EXERCISE PROMPT
Return, without pictures, the lines from the start of the data through the one that contains "xpos = list(range(len(subgroups)))".

GIVEN DATA
START
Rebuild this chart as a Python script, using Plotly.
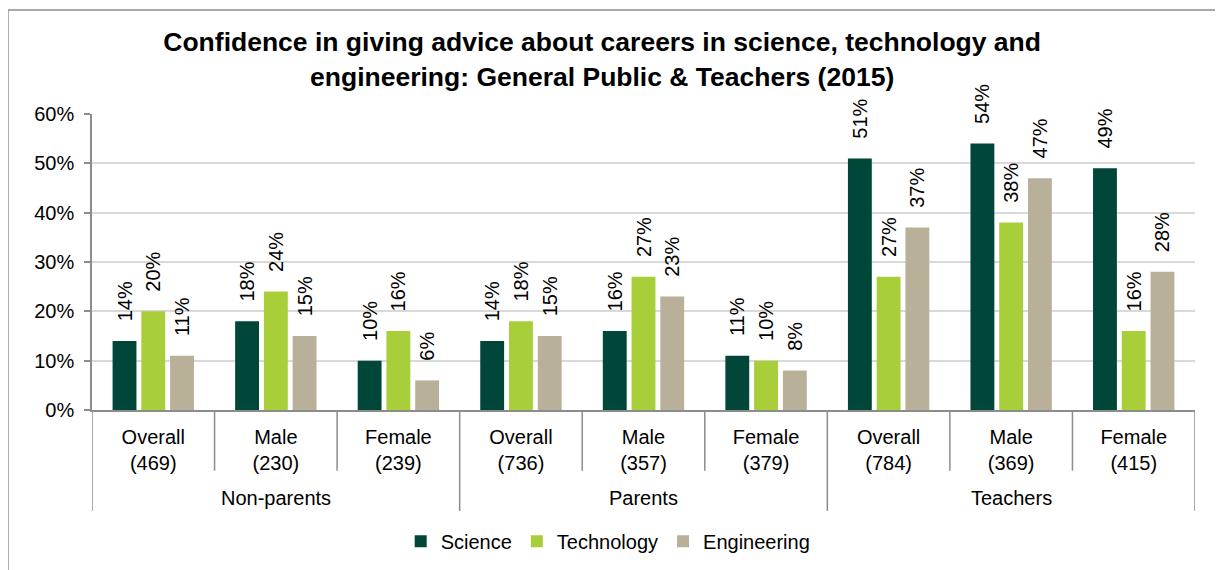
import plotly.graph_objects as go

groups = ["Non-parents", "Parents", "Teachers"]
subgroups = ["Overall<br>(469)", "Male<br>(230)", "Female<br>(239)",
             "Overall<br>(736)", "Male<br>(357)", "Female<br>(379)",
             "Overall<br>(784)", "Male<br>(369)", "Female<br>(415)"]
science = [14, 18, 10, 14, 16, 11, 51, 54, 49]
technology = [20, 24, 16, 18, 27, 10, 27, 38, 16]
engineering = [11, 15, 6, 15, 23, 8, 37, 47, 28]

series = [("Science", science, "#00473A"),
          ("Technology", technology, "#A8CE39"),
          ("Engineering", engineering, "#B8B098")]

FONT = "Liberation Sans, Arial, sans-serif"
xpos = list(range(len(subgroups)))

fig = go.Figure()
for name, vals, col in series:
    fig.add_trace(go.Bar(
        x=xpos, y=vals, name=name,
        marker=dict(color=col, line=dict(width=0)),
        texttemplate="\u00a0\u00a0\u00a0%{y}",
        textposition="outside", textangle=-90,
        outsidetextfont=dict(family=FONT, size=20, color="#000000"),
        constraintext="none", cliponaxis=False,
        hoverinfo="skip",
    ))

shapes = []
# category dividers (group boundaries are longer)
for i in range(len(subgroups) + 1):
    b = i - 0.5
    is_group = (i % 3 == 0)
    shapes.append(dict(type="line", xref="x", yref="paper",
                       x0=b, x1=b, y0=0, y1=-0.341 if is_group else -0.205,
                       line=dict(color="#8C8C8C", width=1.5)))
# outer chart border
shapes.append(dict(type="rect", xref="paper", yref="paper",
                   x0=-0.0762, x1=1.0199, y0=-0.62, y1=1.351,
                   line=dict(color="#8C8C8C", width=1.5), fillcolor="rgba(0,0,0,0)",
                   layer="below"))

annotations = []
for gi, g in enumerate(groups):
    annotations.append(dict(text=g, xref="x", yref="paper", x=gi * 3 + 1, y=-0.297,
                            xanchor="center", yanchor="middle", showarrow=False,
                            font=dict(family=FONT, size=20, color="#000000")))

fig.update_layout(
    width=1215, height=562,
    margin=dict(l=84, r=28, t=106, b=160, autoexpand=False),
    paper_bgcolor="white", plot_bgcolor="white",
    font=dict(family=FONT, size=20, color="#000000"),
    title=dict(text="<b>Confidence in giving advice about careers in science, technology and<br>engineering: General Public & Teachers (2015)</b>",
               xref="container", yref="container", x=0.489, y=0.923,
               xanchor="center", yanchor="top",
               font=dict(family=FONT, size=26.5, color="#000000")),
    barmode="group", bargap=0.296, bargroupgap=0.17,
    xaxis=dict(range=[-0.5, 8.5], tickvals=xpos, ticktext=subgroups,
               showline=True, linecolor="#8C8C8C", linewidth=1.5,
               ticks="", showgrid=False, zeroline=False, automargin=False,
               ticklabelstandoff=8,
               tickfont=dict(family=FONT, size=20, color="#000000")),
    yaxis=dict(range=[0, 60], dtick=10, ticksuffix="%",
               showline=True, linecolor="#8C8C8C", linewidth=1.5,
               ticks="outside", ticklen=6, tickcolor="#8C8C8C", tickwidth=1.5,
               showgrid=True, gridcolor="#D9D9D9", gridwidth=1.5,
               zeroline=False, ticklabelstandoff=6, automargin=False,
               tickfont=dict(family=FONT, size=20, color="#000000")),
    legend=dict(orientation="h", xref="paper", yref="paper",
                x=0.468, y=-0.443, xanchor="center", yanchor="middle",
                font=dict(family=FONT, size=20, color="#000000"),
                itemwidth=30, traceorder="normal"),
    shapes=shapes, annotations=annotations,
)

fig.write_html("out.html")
END
CORRECT OUTPUT
Rebuild this chart as a Python script, using Plotly.
import plotly.graph_objects as go

groups = ["Non-parents", "Parents", "Teachers"]
subgroups = ["Overall<br>(469)", "Male<br>(230)", "Female<br>(239)",
             "Overall<br>(736)", "Male<br>(357)", "Female<br>(379)",
             "Overall<br>(784)", "Male<br>(369)", "Female<br>(415)"]
science = [14, 18, 10, 14, 16, 11, 51, 54, 49]
technology = [20, 24, 16, 18, 27, 10, 27, 38, 16]
engineering = [11, 15, 6, 15, 23, 8, 37, 47, 28]

series = [("Science", science, "#00473A"),
          ("Technology", technology, "#A8CE39"),
          ("Engineering", engineering, "#B8B098")]

FONT = "Liberation Sans, Arial, sans-serif"
xpos = list(range(len(subgroups)))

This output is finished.